-- Begin AVAILABLE DATA --
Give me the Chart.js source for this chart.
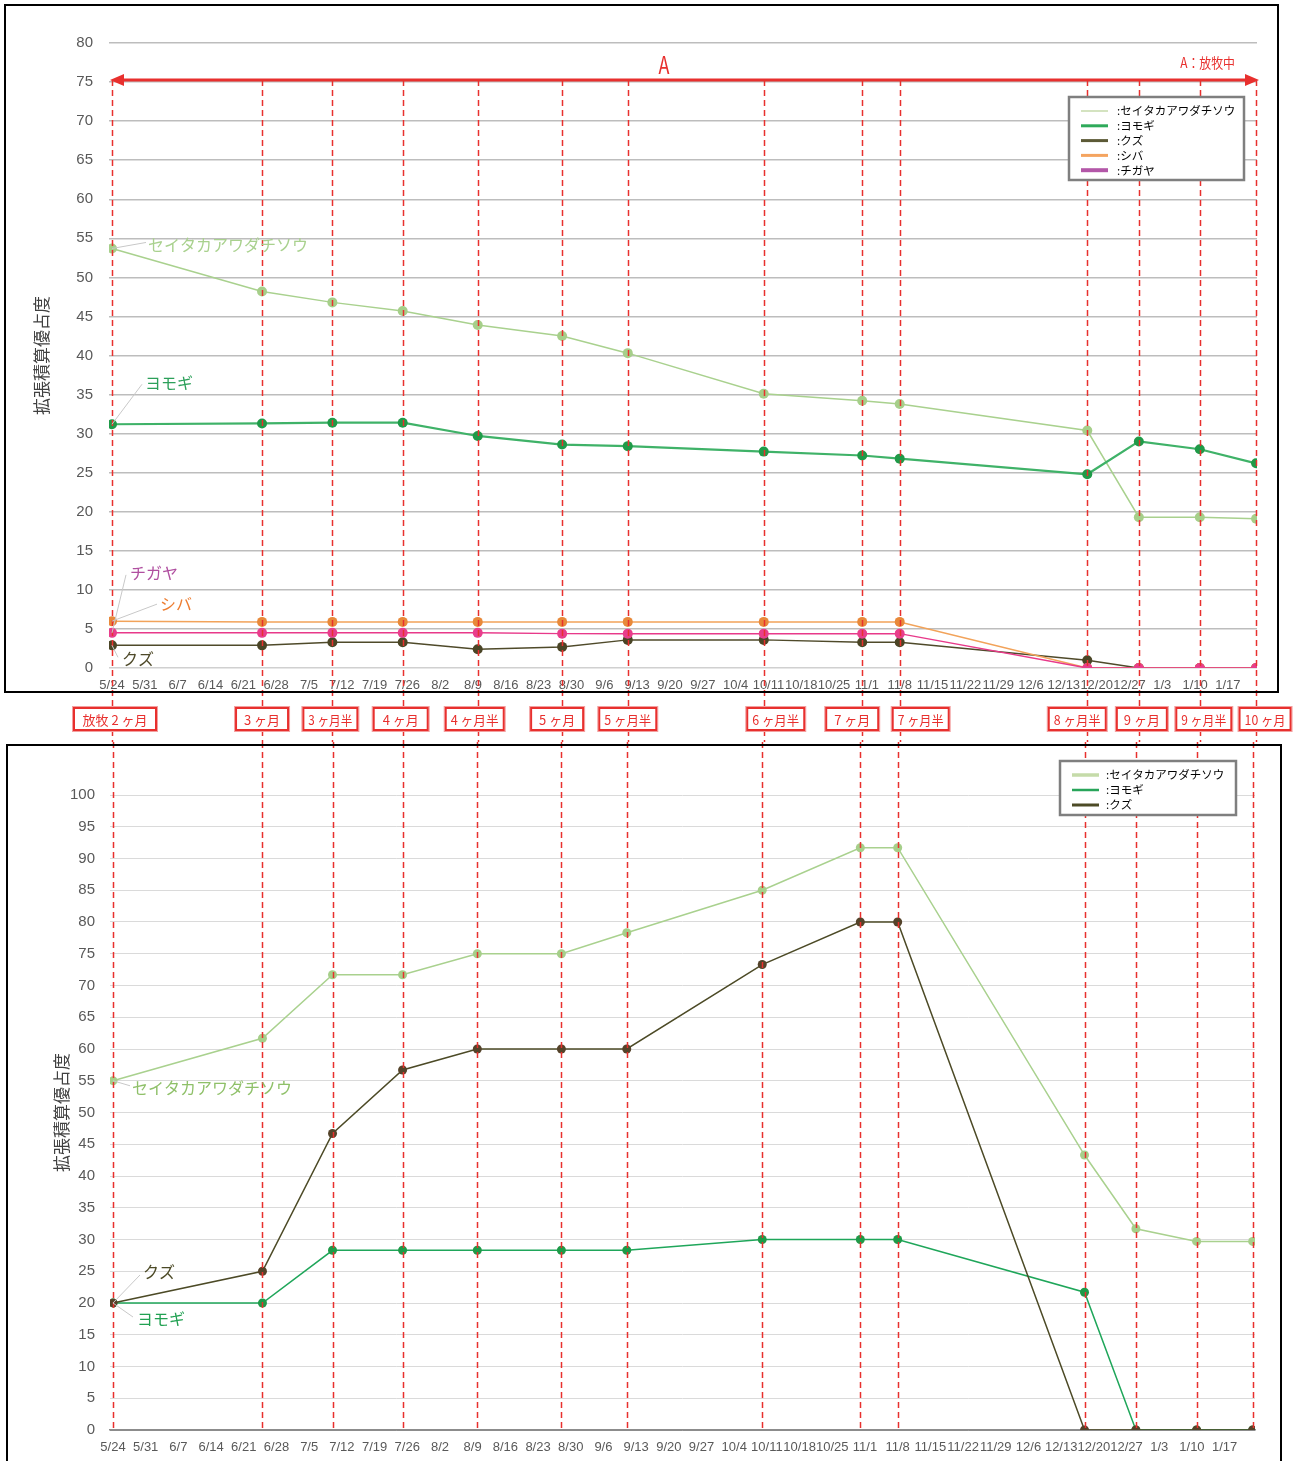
<!DOCTYPE html>
<html>
<head>
<meta charset="utf-8">
<title>拡張積算優占度</title>
<script src="https://cdn.jsdelivr.net/npm/chart.js@4.4.1/dist/chart.umd.min.js"></script>
<style>
html, body { margin: 0; padding: 0; background: #fff; }
#wrap { position: relative; width: 1299px; height: 1461px; overflow: hidden; }
#upper { position: absolute; left: 0; top: 0; }
#lower { position: absolute; left: 0; top: 742px; }
</style>
</head>
<body>
<div id="wrap">
  <canvas id="upper" width="1299" height="742"></canvas>
  <canvas id="lower" width="1299" height="719"></canvas>
</div>
<script>
// survey dates (same for both charts)
const surveyDates = ['5/24', '6/25', '7/10', '7/25', '8/10', '8/28', '9/11', '10/10', '10/31', '11/8', '12/18', '12/29', '1/11', '1/23'];
const stageLabels = ['放牧 2 ヶ月', '3 ヶ月', '3 ヶ月半', '4 ヶ月', '4 ヶ月半', '5 ヶ月', '5 ヶ月半', '6 ヶ月半', '7 ヶ月', '7 ヶ月半', '8 ヶ月半', '9 ヶ月', '9 ヶ月半', '10 ヶ月'];
const tickLabels = ['5/24', '5/31', '6/7', '6/14', '6/21', '6/28', '7/5', '7/12', '7/19', '7/26', '8/2', '8/9', '8/16', '8/23', '8/30', '9/6', '9/13', '9/20', '9/27', '10/4', '10/11', '10/18', '10/25', '11/1', '11/8', '11/15', '11/22', '11/29', '12/6', '12/13', '12/20', '12/27', '1/3', '1/10', '1/17'];

// upper chart
const upperNames = ['セイタカアワダチソウ', 'ヨモギ', 'クズ', 'シバ', 'チガヤ'];
const upperSeitaka = [53.7, 48.2, 46.8, 45.7, 43.9, 42.5, 40.3, 35.1, 34.2, 33.8, 30.4, 19.3, 19.3, 19.1];
const upperYomogi = [31.2, 31.3, 31.4, 31.4, 29.7, 28.6, 28.4, 27.7, 27.2, 26.8, 24.8, 29.0, 28.0, 26.2];
const upperKuzu = [2.9, 2.9, 3.3, 3.3, 2.4, 2.7, 3.6, 3.6, 3.3, 3.3, 1.0, 0, 0, 0];
const upperShiba = [6.0, 5.9, 5.9, 5.9, 5.9, 5.9, 5.9, 5.9, 5.9, 5.9, 0, 0, 0, 0];
const upperChigaya = [4.5, 4.5, 4.5, 4.5, 4.5, 4.4, 4.4, 4.4, 4.4, 4.4, 0, 0, 0, 0];
const upperTicks = { min: 0, max: 80, step: 5 };

// lower chart
const lowerNames = ['セイタカアワダチソウ', 'ヨモギ', 'クズ'];
const lowerSeitaka = [55, 61.7, 71.7, 71.7, 75, 75, 78.3, 85, 91.7, 91.7, 43.3, 31.7, 29.7, 29.7];
const lowerYomogi = [20, 20, 28.3, 28.3, 28.3, 28.3, 28.3, 30, 30, 30, 21.7, 0, 0, 0];
const lowerKuzu = [20, 25, 46.7, 56.7, 60, 60, 60, 73.3, 80, 80, 0, 0, 0, 0];
const lowerTicks = { min: 0, max: 100, step: 5 };

const RED = '#e8302e';
const JP = '"Noto Sans CJK JP", "Noto Sans", sans-serif';

Chart.defaults.font.family = '"Liberation Sans", Arial, sans-serif';
Chart.defaults.animation = false;

function dayOf(md) {
    const [m, d] = md.split('/').map(Number);
    const y = m >= 5 ? 2020 : 2021;
    return Math.round((Date.UTC(y, m - 1, d) - Date.UTC(2020, 4, 24)) / 86400000);
}
const surveyDays = surveyDates.map(dayOf);
const pts = arr => arr.map((v, i) => ({ x: surveyDays[i], y: v }));

function line(label, data, color, pointColor, width, radius, order) {
    return {
        label: label, data: pts(data), order: order,
        borderColor: color, borderWidth: width,
        pointBackgroundColor: pointColor, pointBorderWidth: 0,
        pointRadius: radius, tension: 0
    };
}

function xAxis(min, max, border) {
    return {
        type: 'linear', min: min, max: max,
        grid: { display: false, drawTicks: false },
        border: border,
        afterBuildTicks: s => { s.ticks = tickLabels.map((_, i) => ({ value: i * 7 })); },
        ticks: {
            autoSkip: false, maxRotation: 0, minRotation: 0, padding: 10,
            color: '#595959', font: { size: 13 },
            callback: (v, i) => tickLabels[i]
        },
        afterFit: s => { s.height = 30; }
    };
}

function yAxis(t, width, titlePad, tickPad, gridColor, zeroColor, gridWidth) {
    return {
        min: t.min, max: t.max,
        ticks: { stepSize: t.step, padding: tickPad, color: '#595959', font: { size: 15 } },
        grid: {
            drawTicks: false, lineWidth: gridWidth,
            color: c => c.tick && c.tick.value === 0 ? zeroColor : gridColor
        },
        border: { display: false },
        title: {
            display: true, text: '拡張積算優占度', color: '#404040',
            font: { family: JP, size: 17 }, padding: { top: titlePad, bottom: 0 }
        },
        afterFit: s => { s.width = width; }
    };
}

function drawLegend(ctx, x, y, w, h, items, rowH, textX) {
    ctx.save();
    ctx.fillStyle = '#fff';
    ctx.fillRect(x, y, w, h);
    ctx.strokeStyle = '#7f7f7f';
    ctx.lineWidth = 2.5;
    ctx.strokeRect(x, y, w, h);
    ctx.font = '11.5px ' + JP;
    ctx.textBaseline = 'middle';
    items.forEach((it, i) => {
        const yy = y + 14 + i * rowH;
        ctx.strokeStyle = it.color;
        ctx.lineWidth = it.width;
        ctx.beginPath();
        ctx.moveTo(x + 12, yy);
        ctx.lineTo(x + 39, yy);
        ctx.stroke();
        ctx.fillStyle = '#000';
        ctx.fillText(':' + it.label, x + textX, yy);
    });
    ctx.restore();
}

// label next to the first point of a series, with a thin leader line
function callout(ctx, chart, di, text, color, dx, dy, lx, ly) {
    const p = chart.getDatasetMeta(di).data[0];
    ctx.save();
    ctx.strokeStyle = '#c8c8c8';
    ctx.lineWidth = 1;
    ctx.beginPath();
    ctx.moveTo(p.x, p.y);
    ctx.lineTo(p.x + lx, p.y + ly);
    ctx.stroke();
    ctx.fillStyle = color;
    ctx.font = '16px ' + JP;
    ctx.textBaseline = 'middle';
    ctx.fillText(text, p.x + dx, p.y + dy);
    ctx.restore();
}

function dashedLines(ctx, chart, y0, y1) {
    const xs = chart.scales.x;
    ctx.save();
    ctx.strokeStyle = RED;
    ctx.lineWidth = 1.5;
    ctx.setLineDash([6, 4]);
    surveyDays.forEach(d => {
        const x = Math.round(xs.getPixelForValue(d)) + 0.5;
        ctx.beginPath();
        ctx.moveTo(x, y0);
        ctx.lineTo(x, y1);
        ctx.stroke();
    });
    ctx.restore();
}

function narrowText(ctx, text, x, y, size, sx, align) {
    ctx.save();
    ctx.translate(x, y);
    ctx.scale(sx, 1);
    ctx.fillStyle = RED;
    ctx.font = size + 'px ' + JP;
    ctx.textAlign = align;
    ctx.textBaseline = 'middle';
    ctx.fillText(text, 0, 0);
    ctx.restore();
}

// stage box styling: horizontal nudge from its line, and box width
const boxNudge = [3, 0, -2, -2, -3, -5, 0, 12, -10, 21, -10, 3, 4, 9];
const boxWidth = [82, 52, 54, 54, 58, 52, 57, 57, 52, 56, 57, 50, 55, 51];

const upperDecor = {
    id: 'upperDecor',
    afterDatasetsDraw(chart) {
        const ctx = chart.ctx;
        const arrowY = chart.scales.y.getPixelForValue(75) - 2;
        dashedLines(ctx, chart, arrowY, chart.height);
    },
    afterDraw(chart) {
        const ctx = chart.ctx;
        const a = chart.chartArea;
        const xs = chart.scales.x;
        const arrowY = chart.scales.y.getPixelForValue(75) - 2;

        // frame
        ctx.save();
        ctx.strokeStyle = '#000';
        ctx.lineWidth = 2;
        ctx.strokeRect(5, 5, 1273, 687);
        ctx.restore();

        // grazing period arrow
        const ax0 = a.left + 1, ax1 = a.right + 2;
        ctx.save();
        ctx.strokeStyle = RED;
        ctx.fillStyle = RED;
        ctx.lineWidth = 3;
        ctx.beginPath();
        ctx.moveTo(ax0 + 10, arrowY);
        ctx.lineTo(ax1 - 10, arrowY);
        ctx.stroke();
        ctx.beginPath();
        ctx.moveTo(ax1, arrowY);
        ctx.lineTo(ax1 - 14, arrowY - 6);
        ctx.lineTo(ax1 - 14, arrowY + 6);
        ctx.closePath();
        ctx.fill();
        ctx.beginPath();
        ctx.moveTo(ax0, arrowY);
        ctx.lineTo(ax0 + 14, arrowY - 6);
        ctx.lineTo(ax0 + 14, arrowY + 6);
        ctx.closePath();
        ctx.fill();
        ctx.restore();
        narrowText(ctx, 'A', (a.left + a.right) / 2 - 19, arrowY - 15, 24, 0.75, 'center');
        narrowText(ctx, 'A：放牧中', a.right - 22, arrowY - 17, 14, 0.85, 'right');

        // stage boxes under the axis
        ctx.save();
        ctx.font = '13px ' + JP;
        ctx.textBaseline = 'middle';
        surveyDays.forEach((d, i) => {
            const cx = xs.getPixelForValue(d) + boxNudge[i];
            const w = boxWidth[i];
            const cy = 719;
            ctx.fillStyle = '#fff';
            ctx.fillRect(cx - w / 2, cy - 11, w, 22);
            ctx.strokeStyle = '#f3a0a0';
            ctx.lineWidth = 1;
            ctx.strokeRect(cx - w / 2 - 1.5, cy - 12.5, w + 3, 25);
            ctx.strokeStyle = RED;
            ctx.lineWidth = 2;
            ctx.strokeRect(cx - w / 2, cy - 11, w, 22);
            const tw = ctx.measureText(stageLabels[i]).width;
            const sx = Math.min(1, (w - 10) / tw);
            ctx.save();
            ctx.translate(cx, cy + 1);
            ctx.scale(sx, 1);
            ctx.fillStyle = RED;
            ctx.textAlign = 'center';
            ctx.fillText(stageLabels[i], 0, 0);
            ctx.restore();
        });
        ctx.restore();

        callout(ctx, chart, 0, upperNames[0], '#a9d18e', 36, -4, 34, -6);
        callout(ctx, chart, 1, upperNames[1], '#2ca05a', 33, -41, 30, -40);
        callout(ctx, chart, 4, upperNames[4], '#b04fa0', 18, -60, 14, -58);
        callout(ctx, chart, 3, upperNames[3], '#ed7d31', 48, -17, 45, -17);
        callout(ctx, chart, 2, upperNames[2], '#4f4a2a', 10, 14, 6, 12);

        drawLegend(ctx, a.right - 188, a.top + 54, 175, 83, [
            { label: upperNames[0], color: '#d4e3c0', width: 2 },
            { label: upperNames[1], color: '#2eaa5a', width: 3 },
            { label: upperNames[2], color: '#5c5a36', width: 3 },
            { label: upperNames[3], color: '#f4a460', width: 3 },
            { label: upperNames[4], color: '#b357a8', width: 4 }
        ], 14.8, 48);
    }
};

const lowerDecor = {
    id: 'lowerDecor',
    afterDatasetsDraw(chart) {
        dashedLines(chart.ctx, chart, 0, chart.chartArea.bottom);
    },
    afterDraw(chart) {
        const ctx = chart.ctx;
        const a = chart.chartArea;
        ctx.save();
        ctx.strokeStyle = '#000';
        ctx.lineWidth = 2;
        ctx.strokeRect(7, 3, 1274, 740);
        ctx.restore();

        callout(ctx, chart, 0, lowerNames[0], '#8fc069', 19, 7, 17, 5);
        callout(ctx, chart, 2, lowerNames[2], '#4c4a26', 30, -31, 27, -28);
        callout(ctx, chart, 1, lowerNames[1], '#21a152', 24, 16, 20, 14);

        drawLegend(ctx, a.right - 195, a.top - 34, 176, 54, [
            { label: lowerNames[0], color: '#c5dba9', width: 3.5 },
            { label: lowerNames[1], color: '#28a55a', width: 2.5 },
            { label: lowerNames[2], color: '#4d4b26', width: 3 }
        ], 15, 46);
    }
};

new Chart(document.getElementById('upper').getContext('2d'), {
    type: 'line',
    data: {
        datasets: [
            line(upperNames[0], upperSeitaka, '#a9d18e', '#a6cf8a', 1.5, 5, 4),
            line(upperNames[1], upperYomogi, '#3fb268', '#1f9a48', 2.2, 5, 3),
            line(upperNames[2], upperKuzu, '#4f4a2a', '#4a4526', 1.5, 5, 2),
            line(upperNames[3], upperShiba, '#f2a35a', '#e8893a', 1.5, 5, 1),
            line(upperNames[4], upperChigaya, '#e8398a', '#e83e8c', 1.5, 5, 0)
        ]
    },
    options: {
        responsive: false,
        layout: { padding: { top: 43, left: 0, right: 42, bottom: 44 } },
        plugins: { legend: { display: false }, tooltip: { enabled: false } },
        scales: {
            x: xAxis(-0.64, 244.2, { display: false }),
            y: yAxis(upperTicks, 109, 31, 16, '#bdbdbd', '#d0d0d0', 1.5)
        }
    },
    plugins: [upperDecor]
});

new Chart(document.getElementById('lower').getContext('2d'), {
    type: 'line',
    data: {
        datasets: [
            line(lowerNames[0], lowerSeitaka, '#a9d18e', '#a6cf8a', 1.5, 4.5, 2),
            line(lowerNames[1], lowerYomogi, '#1fa65a', '#1f9a48', 1.5, 4.5, 1),
            line(lowerNames[2], lowerKuzu, '#4c4a26', '#54432a', 1.5, 4.5, 0)
        ]
    },
    options: {
        responsive: false,
        layout: { padding: { top: 53, left: 0, right: 44, bottom: 1 } },
        plugins: { legend: { display: false }, tooltip: { enabled: false } },
        scales: {
            x: xAxis(-0.64, 244.5, { display: true, color: '#8c8c8c', width: 1.5 }),
            y: yAxis(lowerTicks, 110, 51, 15, '#dadada', '#8c8c8c', 1)
        }
    },
    plugins: [lowerDecor]
});
</script>
</body>
</html>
-- End AVAILABLE DATA --
• _PROMPT_: Pictures stay out. Print the data exactly, from its first line through the line containing "80, step: 5".

• _SOLUTION FOR THIS PROBLEM_:
Give me the Chart.js source for this chart.
<!DOCTYPE html>
<html>
<head>
<meta charset="utf-8">
<title>拡張積算優占度</title>
<script src="https://cdn.jsdelivr.net/npm/chart.js@4.4.1/dist/chart.umd.min.js"></script>
<style>
html, body { margin: 0; padding: 0; background: #fff; }
#wrap { position: relative; width: 1299px; height: 1461px; overflow: hidden; }
#upper { position: absolute; left: 0; top: 0; }
#lower { position: absolute; left: 0; top: 742px; }
</style>
</head>
<body>
<div id="wrap">
  <canvas id="upper" width="1299" height="742"></canvas>
  <canvas id="lower" width="1299" height="719"></canvas>
</div>
<script>
// survey dates (same for both charts)
const surveyDates = ['5/24', '6/25', '7/10', '7/25', '8/10', '8/28', '9/11', '10/10', '10/31', '11/8', '12/18', '12/29', '1/11', '1/23'];
const stageLabels = ['放牧 2 ヶ月', '3 ヶ月', '3 ヶ月半', '4 ヶ月', '4 ヶ月半', '5 ヶ月', '5 ヶ月半', '6 ヶ月半', '7 ヶ月', '7 ヶ月半', '8 ヶ月半', '9 ヶ月', '9 ヶ月半', '10 ヶ月'];
const tickLabels = ['5/24', '5/31', '6/7', '6/14', '6/21', '6/28', '7/5', '7/12', '7/19', '7/26', '8/2', '8/9', '8/16', '8/23', '8/30', '9/6', '9/13', '9/20', '9/27', '10/4', '10/11', '10/18', '10/25', '11/1', '11/8', '11/15', '11/22', '11/29', '12/6', '12/13', '12/20', '12/27', '1/3', '1/10', '1/17'];

// upper chart
const upperNames = ['セイタカアワダチソウ', 'ヨモギ', 'クズ', 'シバ', 'チガヤ'];
const upperSeitaka = [53.7, 48.2, 46.8, 45.7, 43.9, 42.5, 40.3, 35.1, 34.2, 33.8, 30.4, 19.3, 19.3, 19.1];
const upperYomogi = [31.2, 31.3, 31.4, 31.4, 29.7, 28.6, 28.4, 27.7, 27.2, 26.8, 24.8, 29.0, 28.0, 26.2];
const upperKuzu = [2.9, 2.9, 3.3, 3.3, 2.4, 2.7, 3.6, 3.6, 3.3, 3.3, 1.0, 0, 0, 0];
const upperShiba = [6.0, 5.9, 5.9, 5.9, 5.9, 5.9, 5.9, 5.9, 5.9, 5.9, 0, 0, 0, 0];
const upperChigaya = [4.5, 4.5, 4.5, 4.5, 4.5, 4.4, 4.4, 4.4, 4.4, 4.4, 0, 0, 0, 0];
const upperTicks = { min: 0, max: 80, step: 5 };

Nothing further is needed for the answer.